Attorney General Eric Holder had a lengthy response to the House Oversight and Government Reform Committee’s vote today to send a contempt resolution to the floor, calling it a “divisive action” that “does not help us fix the problems that led to this operation or previous ones and it does nothing to make any of our law enforcement agents safer.”
“Unfortunately, Chairman Issa has rejected all of these efforts to reach a reasonable accommodation. Instead, he has chosen to use his authority to take an extraordinary, unprecedented and entirely unnecessary action, intended to provoke an avoidable conflict between Congress and the Executive Branch,” Holder said. “…It’s an election-year tactic intended to distract attention — and, as a result — has deflected critical resources from fulfilling what remains my top priority at the Department of Justice: Protecting the American people.”
The attorney general called “untrue” any claims that his department has been unresponsive to committee information requests.
“From the beginning, Chairman Issa and certain members of the Committee have made unsubstantiated allegations first, then scrambled for facts to try to justify them later,” Holder said. “That might make for good political theater, but it does little to uncover the truth or address the problems associated with this operation and prior ones dating back to the previous Administration.”

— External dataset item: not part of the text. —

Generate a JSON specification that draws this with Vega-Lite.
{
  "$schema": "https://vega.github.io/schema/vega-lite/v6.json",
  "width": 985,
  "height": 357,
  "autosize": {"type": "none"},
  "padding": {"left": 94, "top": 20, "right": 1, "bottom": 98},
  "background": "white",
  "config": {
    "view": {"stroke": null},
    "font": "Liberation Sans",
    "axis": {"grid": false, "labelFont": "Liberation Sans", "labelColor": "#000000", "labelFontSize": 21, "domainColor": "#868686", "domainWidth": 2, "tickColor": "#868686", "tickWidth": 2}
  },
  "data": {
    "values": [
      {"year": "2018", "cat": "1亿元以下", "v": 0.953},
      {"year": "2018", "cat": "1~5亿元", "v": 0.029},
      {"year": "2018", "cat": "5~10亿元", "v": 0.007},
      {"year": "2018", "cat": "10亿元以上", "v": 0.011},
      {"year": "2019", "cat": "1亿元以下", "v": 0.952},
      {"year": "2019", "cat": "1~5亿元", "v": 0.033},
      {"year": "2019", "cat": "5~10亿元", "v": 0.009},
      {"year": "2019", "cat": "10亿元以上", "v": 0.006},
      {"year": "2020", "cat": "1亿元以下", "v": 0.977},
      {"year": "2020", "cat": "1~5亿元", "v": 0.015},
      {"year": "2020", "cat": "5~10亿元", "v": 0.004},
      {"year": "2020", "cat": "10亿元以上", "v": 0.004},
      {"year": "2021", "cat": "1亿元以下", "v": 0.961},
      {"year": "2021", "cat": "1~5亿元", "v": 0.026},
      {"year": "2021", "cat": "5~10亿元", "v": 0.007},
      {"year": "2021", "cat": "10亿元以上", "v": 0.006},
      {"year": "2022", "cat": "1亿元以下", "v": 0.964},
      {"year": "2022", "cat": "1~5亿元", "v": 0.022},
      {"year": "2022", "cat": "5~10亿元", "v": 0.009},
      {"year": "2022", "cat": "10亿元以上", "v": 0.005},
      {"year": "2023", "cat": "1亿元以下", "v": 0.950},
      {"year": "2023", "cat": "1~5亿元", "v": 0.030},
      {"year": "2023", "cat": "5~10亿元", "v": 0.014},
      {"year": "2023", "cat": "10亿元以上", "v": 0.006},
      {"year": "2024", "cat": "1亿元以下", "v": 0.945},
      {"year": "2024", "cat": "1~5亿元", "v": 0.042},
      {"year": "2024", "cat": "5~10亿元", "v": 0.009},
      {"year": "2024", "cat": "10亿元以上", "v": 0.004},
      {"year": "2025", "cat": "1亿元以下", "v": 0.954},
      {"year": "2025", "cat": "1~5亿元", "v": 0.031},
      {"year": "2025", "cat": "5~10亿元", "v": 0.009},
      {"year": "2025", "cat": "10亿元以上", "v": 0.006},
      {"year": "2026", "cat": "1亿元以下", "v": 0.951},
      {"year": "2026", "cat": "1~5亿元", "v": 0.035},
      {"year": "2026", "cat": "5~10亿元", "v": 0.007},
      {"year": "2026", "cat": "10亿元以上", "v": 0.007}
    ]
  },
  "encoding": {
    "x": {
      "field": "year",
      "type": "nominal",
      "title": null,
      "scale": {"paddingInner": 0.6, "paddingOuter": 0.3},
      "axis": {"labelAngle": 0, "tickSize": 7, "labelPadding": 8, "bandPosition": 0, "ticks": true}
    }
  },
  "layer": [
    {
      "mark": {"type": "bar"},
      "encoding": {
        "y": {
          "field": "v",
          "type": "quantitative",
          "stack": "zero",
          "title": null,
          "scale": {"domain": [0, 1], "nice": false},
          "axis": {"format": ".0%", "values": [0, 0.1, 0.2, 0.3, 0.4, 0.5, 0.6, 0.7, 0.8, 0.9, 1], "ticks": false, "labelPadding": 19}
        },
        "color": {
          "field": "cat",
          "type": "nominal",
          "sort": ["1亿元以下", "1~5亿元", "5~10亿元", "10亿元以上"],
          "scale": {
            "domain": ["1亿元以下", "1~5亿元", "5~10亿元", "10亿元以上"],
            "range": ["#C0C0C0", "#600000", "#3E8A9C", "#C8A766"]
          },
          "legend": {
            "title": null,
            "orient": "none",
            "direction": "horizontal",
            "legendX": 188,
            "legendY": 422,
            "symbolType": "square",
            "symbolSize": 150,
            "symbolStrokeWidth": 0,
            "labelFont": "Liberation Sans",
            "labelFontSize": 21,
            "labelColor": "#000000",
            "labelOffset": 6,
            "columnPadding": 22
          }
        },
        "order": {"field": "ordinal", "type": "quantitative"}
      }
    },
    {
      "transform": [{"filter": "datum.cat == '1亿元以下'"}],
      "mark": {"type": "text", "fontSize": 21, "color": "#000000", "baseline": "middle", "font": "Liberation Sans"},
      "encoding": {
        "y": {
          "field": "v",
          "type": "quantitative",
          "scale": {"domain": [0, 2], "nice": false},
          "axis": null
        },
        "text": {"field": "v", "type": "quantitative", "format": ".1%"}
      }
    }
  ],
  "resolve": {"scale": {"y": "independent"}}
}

In his six-paragraph statement, he made three references to the Bush administration.
He also said that “well before Chairman Issa expressed any interest in this issue” he ordered gunwalking operations stopped.

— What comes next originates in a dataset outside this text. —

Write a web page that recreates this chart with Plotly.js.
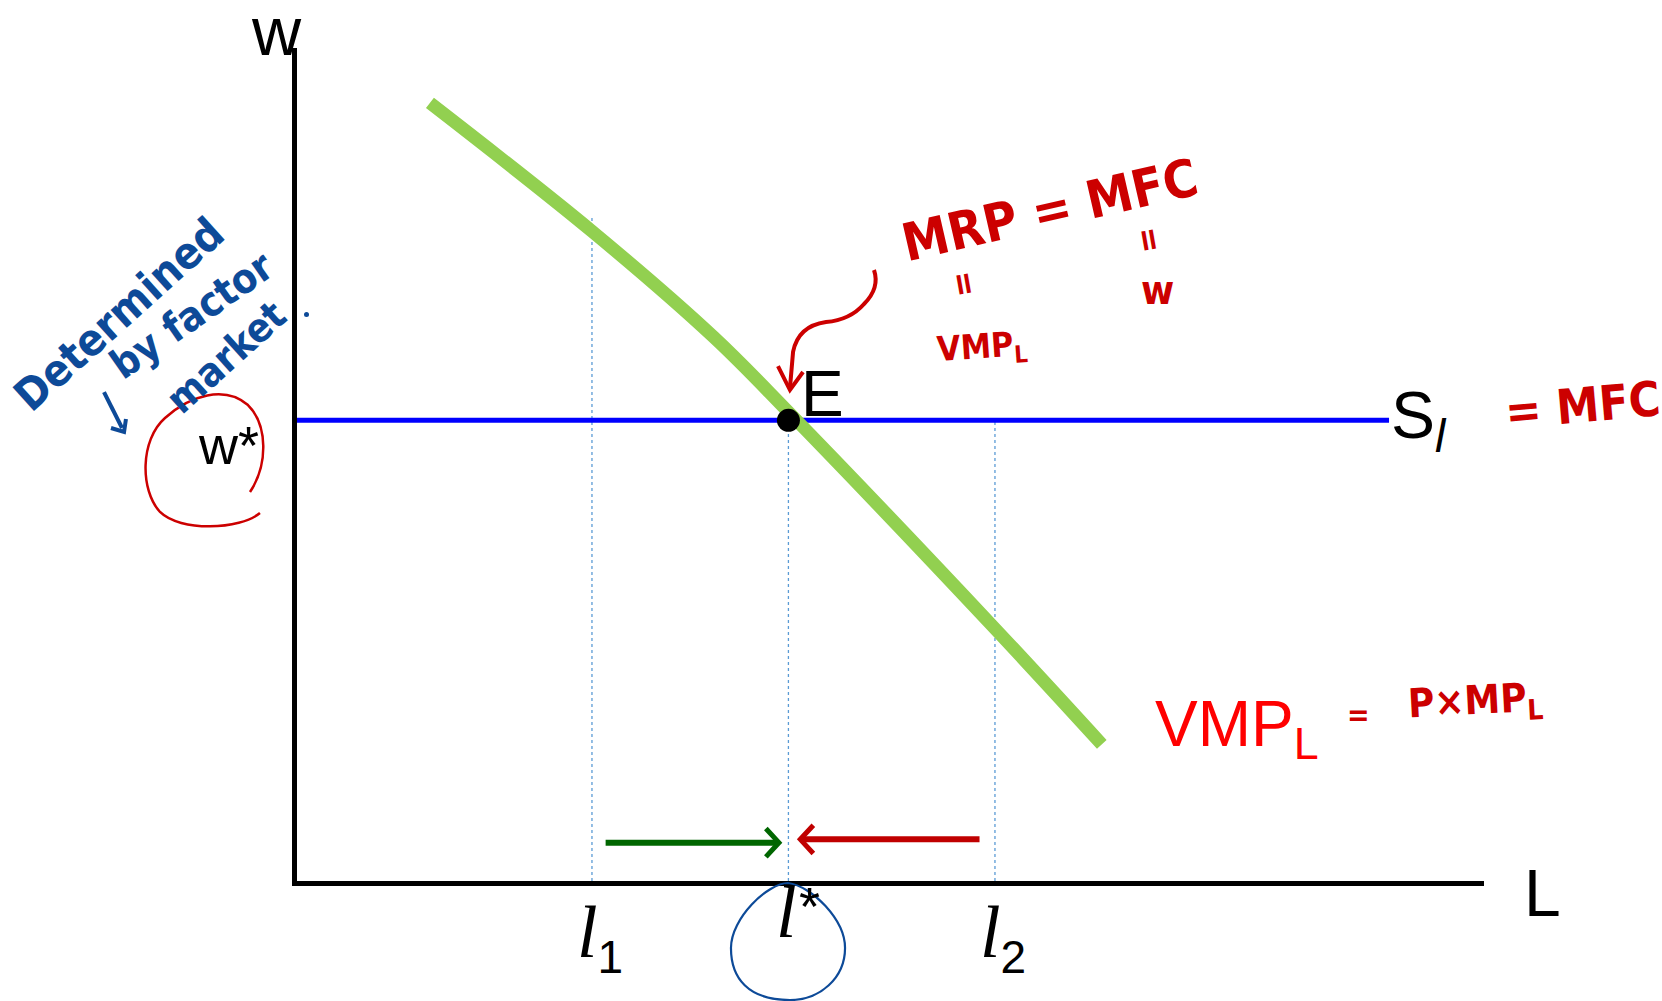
<!DOCTYPE html>
<html>
<head>
<meta charset="utf-8">
<script src="https://cdn.plot.ly/plotly-3.0.1.min.js"></script>
<style>
  html, body { margin: 0; padding: 0; background: #ffffff; }
  #chart { width: 1662px; height: 1001px; }
</style>
</head>
<body>
<div id="chart"></div>
<script>
// Labour demand (VMP_L) curve: quantity of labour vs. wage
const vmpL = [11.2, 24.85, 35.1, 41.4, 58.8, 67.8];
const vmpW = [93.4, 78.0, 65.3, 56.3, 30.3, 16.4];

// Market wage (horizontal labour supply) and equilibrium
const wStar = 55.3;
const supplyX = [0, 92];
const lStar = 41.4;

// Off-equilibrium employment levels
const l1 = 24.85;
const l2 = 58.8;
const wAtL1 = 79.8;

// Adjustment arrows toward l*
const greenArrowX = [26.0, 40.6];
const greenArrowY = 4.6;
const redArrowX = [57.5, 42.4];
const redArrowY = 5.0;

// Text labels
const axisLabels = { y: 'w', x: 'L' };
const supplyLabel = 'S<sub><i>l</i></sub>';
const demandLabel = 'VMP<sub>L</sub>';
const eqLabel = 'E';
const wageLabel = 'w*';
const levelLabels = ['1', '*', '2'];
const noteRed = ['MRP = MFC', 'VMP<sub>L</sub>', 'w', '= MFC', 'P×MP<sub>L</sub>'];
const noteBlue = ['Determined', 'by factor', 'market'];

// plot-area geometry (pixels)
const W = 1662, H = 1001;
const M = { l: 297, r: 178, t: 48, b: 120 };
const PW = W - M.l - M.r, PH = H - M.t - M.b;
// pixel -> paper
const px = x => (x - M.l) / PW;
const py = y => (H - M.b - y) / PH;
const pt = (x, y) => px(x).toFixed(4) + ',' + py(y).toFixed(4);

const RED_HAND = '#cc0000';
const BLUE_HAND = '#0d4a98';
const HAND_FONT = '"Liberation Sans Narrow", "DejaVu Sans Condensed", "Noto Sans", sans-serif';
const SANS = '"Liberation Sans", Arial, sans-serif';
const SERIF = '"Liberation Serif", "Times New Roman", serif';

const dotted = { color: '#5b9bd5', width: 1.3, dash: 'dot' };

const traces = [
  { x: [l1, l1], y: [0, wAtL1], mode: 'lines', line: dotted, hoverinfo: 'skip' },
  { x: [lStar, lStar], y: [0, wStar], mode: 'lines', line: dotted, hoverinfo: 'skip' },
  { x: [l2, l2], y: [0, wStar], mode: 'lines', line: dotted, hoverinfo: 'skip' },
  { x: supplyX, y: [wStar, wStar], mode: 'lines', line: { color: '#0000ff', width: 5 } },
  { x: vmpL, y: vmpW, mode: 'lines', line: { color: '#92d050', width: 13, shape: 'spline', smoothing: 1 } },
  { x: [lStar], y: [wStar], mode: 'markers', marker: { color: '#000000', size: 23 } },
  // green arrow l1 -> l*
  { x: greenArrowX, y: [greenArrowY, greenArrowY], mode: 'lines', line: { color: '#006600', width: 6 } },
  { x: [greenArrowX[1] - 1.1, greenArrowX[1], greenArrowX[1] - 1.1],
    y: [greenArrowY + 1.7, greenArrowY, greenArrowY - 1.7],
    mode: 'lines', line: { color: '#006600', width: 5 } },
  // red arrow l2 -> l*
  { x: redArrowX, y: [redArrowY, redArrowY], mode: 'lines', line: { color: '#c00000', width: 6 } },
  { x: [redArrowX[1] + 1.1, redArrowX[1], redArrowX[1] + 1.1],
    y: [redArrowY + 1.7, redArrowY, redArrowY - 1.7],
    mode: 'lines', line: { color: '#c00000', width: 5 } }
];

function txt(text, x, y, size, color, family, extra) {
  return Object.assign({
    text: text, x: px(x), y: py(y), xref: 'paper', yref: 'paper',
    showarrow: false, xanchor: 'center', yanchor: 'middle',
    font: { size: size, color: color, family: family }
  }, extra || {});
}

function levelLabel(xVal, mark, yPix) {
  return { text: '<i>l</i><sub><span style="font-family:Liberation Sans;font-size:46px">' + mark + '</span></sub>',
           x: xVal, xref: 'x', y: py(yPix), yref: 'paper', xshift: 8,
           showarrow: false, xanchor: 'center', yanchor: 'middle',
           font: { size: 74, color: '#000', family: SERIF } };
}

const annotations = [
  txt(axisLabels.y, 276, 31, 68, '#000', SANS),
  txt(axisLabels.x, 1542, 893, 66, '#000', SANS),
  txt(eqLabel, 822, 394, 64, '#000', SANS),
  txt(supplyLabel, 1389, 420, 66, '#000', SANS, { xanchor: 'left' }),
  txt(demandLabel, 1153, 728, 64, '#ff0000', SANS, { xanchor: 'left' }),
  txt(wageLabel, 228, 445, 54, '#000', SANS),
  // employment levels under the axis
  levelLabel(l1, levelLabels[0], 937),
  levelLabel(l2, levelLabels[2], 937),
  { text: '<i>l</i>', x: lStar, xref: 'x', y: py(912), yref: 'paper', xshift: -2,
    showarrow: false, xanchor: 'center', yanchor: 'middle',
    font: { size: 74, color: '#000', family: SERIF } },
  { text: levelLabels[1], x: lStar, xref: 'x', y: py(906), yref: 'paper', xshift: 21,
    showarrow: false, xanchor: 'center', yanchor: 'middle',
    font: { size: 54, color: '#000', family: SANS } },
  // handwritten notes
  txt('<b>' + noteRed[0] + '</b>', 1050, 210, 52, RED_HAND, HAND_FONT, { textangle: -13 }),
  txt('<b>=</b>', 965, 284, 34, RED_HAND, HAND_FONT, { textangle: 80 }),
  txt('<b>=</b>', 1150, 240, 34, RED_HAND, HAND_FONT, { textangle: 80 }),
  txt('<b>' + noteRed[1] + '</b>', 982, 348, 34, RED_HAND, HAND_FONT, { textangle: -4 }),
  txt('<b>' + noteRed[2] + '</b>', 1157, 290, 40, RED_HAND, HAND_FONT),
  txt('<b>' + noteRed[3] + '</b>', 1582, 405, 48, RED_HAND, HAND_FONT, { textangle: -5 }),
  txt('<b>=</b>', 1358, 714, 30, RED_HAND, HAND_FONT),
  txt('<b>' + noteRed[4] + '</b>', 1475, 703, 40, RED_HAND, HAND_FONT, { textangle: -3 }),
  txt('<b>' + noteBlue[0] + '</b>', 118, 314, 44, BLUE_HAND, HAND_FONT, { textangle: -42 }),
  txt('<b>' + noteBlue[1] + '</b>', 192, 315, 41, BLUE_HAND, HAND_FONT, { textangle: -35 }),
  txt('<b>' + noteBlue[2] + '</b>', 226, 357, 40, BLUE_HAND, HAND_FONT, { textangle: -42 })
];

const shapes = [
  // curved pointer from the condition to E
  { type: 'path', xref: 'paper', yref: 'paper',
    path: 'M' + pt(874, 270) + ' Q' + pt(880, 288) + ' ' + pt(864, 304) +
          ' Q' + pt(850, 320) + ' ' + pt(826, 322) + ' Q' + pt(798, 326) + ' ' + pt(793, 352) +
          ' L' + pt(790, 388),
    line: { color: RED_HAND, width: 4 } },
  { type: 'path', xref: 'paper', yref: 'paper',
    path: 'M' + pt(778, 366) + ' L' + pt(790, 390) + ' L' + pt(803, 372),
    line: { color: RED_HAND, width: 4 } },
  // loop around w*
  { type: 'path', xref: 'paper', yref: 'paper',
    path: 'M' + pt(260, 513) + ' C' + pt(240, 530) + ' ' + pt(180, 532) + ' ' + pt(160, 512) +
          ' C' + pt(140, 490) + ' ' + pt(140, 440) + ' ' + pt(165, 418) +
          ' C' + pt(190, 395) + ' ' + pt(225, 385) + ' ' + pt(248, 405) +
          ' C' + pt(268, 425) + ' ' + pt(268, 465) + ' ' + pt(250, 492),
    line: { color: RED_HAND, width: 2.5 } },
  // loop around l*
  { type: 'path', xref: 'paper', yref: 'paper',
    path: 'M' + pt(788, 883) + ' C' + pt(812, 886) + ' ' + pt(845, 920) + ' ' + pt(845, 948) +
          ' C' + pt(845, 978) + ' ' + pt(820, 1000) + ' ' + pt(790, 1000) +
          ' C' + pt(748, 1000) + ' ' + pt(731, 978) + ' ' + pt(731, 948) +
          ' C' + pt(731, 918) + ' ' + pt(768, 883) + ' ' + pt(788, 883) + ' Z',
    line: { color: BLUE_HAND, width: 2.2 } },
  // small pen arrow toward w*
  { type: 'path', xref: 'paper', yref: 'paper',
    path: 'M' + pt(104, 392) + ' L' + pt(122, 428),
    line: { color: BLUE_HAND, width: 4 } },
  { type: 'path', xref: 'paper', yref: 'paper',
    path: 'M' + pt(111, 428) + ' L' + pt(124, 432) + ' L' + pt(126, 419),
    line: { color: BLUE_HAND, width: 4 } },
  // pen dot beside the axis
  { type: 'circle', xref: 'paper', yref: 'paper',
    x0: px(304), x1: px(309), y0: py(317), y1: py(312),
    fillcolor: BLUE_HAND, line: { width: 0 } }
];

const layout = {
  width: W, height: H,
  margin: M,
  paper_bgcolor: '#ffffff', plot_bgcolor: '#ffffff',
  showlegend: false,
  xaxis: { range: [0, 100], showgrid: false, zeroline: false, showticklabels: false, ticks: '',
           showline: true, linecolor: '#000', linewidth: 5, fixedrange: true },
  yaxis: { range: [0, 100], showgrid: false, zeroline: false, showticklabels: false, ticks: '',
           showline: true, linecolor: '#000', linewidth: 5, fixedrange: true },
  annotations: annotations,
  shapes: shapes
};

Plotly.newPlot('chart', traces, layout, { displayModeBar: false, staticPlot: true });
</script>
</body>
</html>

“When Chairman Issa later began his own investigation, I made it clear that the Department would cooperate with all appropriate oversight requests, while still adhering to our legal obligations to protect information involving ongoing law enforcement investigations, legally-protected grand jury material and other sensitive information whose disclosure would endanger the American people or our agents investigating open cases,” Holder said.
“The American people deserve better,” he added.